かくの如く、一家一類あるいは潰れ、あるいは焼亡、無事なる家一軒もこれ無く、剰(あまつさえ)一家親類の内にて四人まで死亡いたし候事、逃げ難き天災とは申しながら、愁傷悲歎、筆紙につくし難く候、去りながら焼亡いたし候所に比べれば、潰れ候のみは仕合わせなり


「金谷長兵衛方」- 金谷は喜三太さんの在所である。喜三太さんが身体を壊した時、一年ほど在所で療養したこともある。地震が起きたときに、娘のれきさんが金谷にいた。

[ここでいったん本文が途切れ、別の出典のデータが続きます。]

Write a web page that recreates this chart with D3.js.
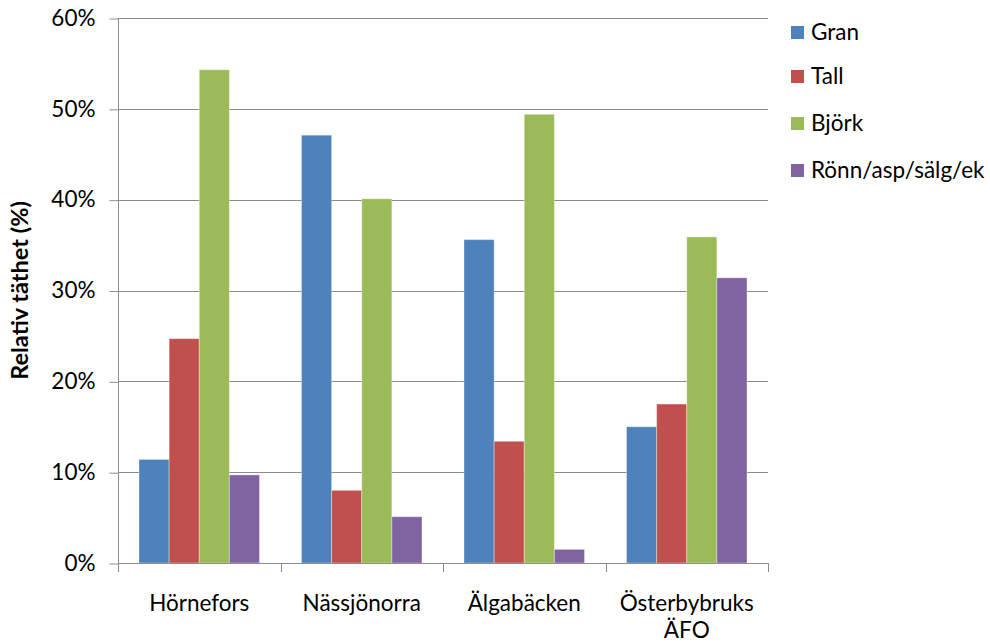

「二藤村田屋」- 隣りの東小松の娘のおていさんが滞在していて、逃げた先で高塀の下敷きになって亡くなった。
「下垂木村弥作方」- 娘のみゑさんが滞在していた。
「波津の千蔵」- 伊豆へ湯治に行っていて、帰る道中で見た地震の被害を喜三太さんに語っている。自宅では妻のますさんが亡くなって、恐らく死に目にも会えなかったのであろう。
「片瀬村溜屋」- 秋葉山に詣でた帰りに、一泊泊めてもらっている。

今まで読んできた中でも、以上のようなことが思い出される。